What has been happening in the world of Open Access in the last week (or two)?
On Wednesday (May 14, 2014), SPARC, EIFL, and COAR, among other open access movement efforts, have released statements expressing that the use of short-term embargoes to aid in protecting publishers’ revenues during their transition to other business models, is an acceptable transitional mechanism. Generally, each group’s statement explicitly acknowledges that these embargoes are not a permanent solution but serve as an appropriate means of transition and should be used resourcefully.
Such news has already seen critical response by science communication bloggers as illustrated on PLOS Blogs.
An article in Inside Higher Ed describes the response to another transition mechanism that entails partnerships among stakeholders to allocate and direct funds. This model is detailed in a white paper written by R. Kennison and L. Norberg who’s focus is primarily on open access publishing of humanities and social science journals.
The Library at University of Bath has drawn attention to Open Access Button, on its blog, encouraging those who search for research materials to help develop awareness of paywall issues.

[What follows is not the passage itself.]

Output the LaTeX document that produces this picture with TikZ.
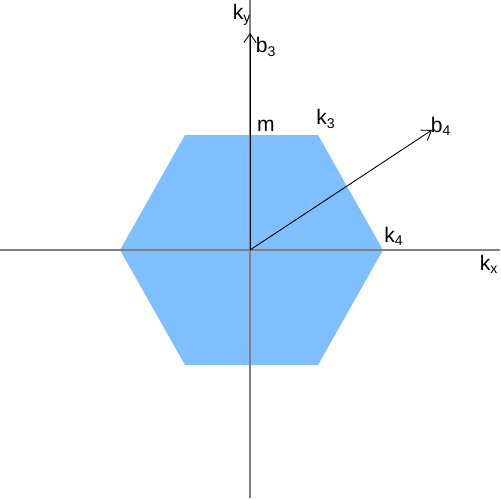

Interesting findings by Canadian Science Publishing, in a report that focuses on science publishing trends, in 2014, finds that authors do not, overwhelmingly, choose to publish in open access journals despite their equally overwhelming desire to see open access be the standard outcome of published research. An opinion article, from The Scholarly Kitchen, does a good job of connecting the pertinent data to the issue at large.
Springer, a major publisher that offers a variety of open access options to its contributors, has announced that it will collaborate with five Japanese societies on an open access journal that focuses on earth sciences, Earth, Planets, and Space.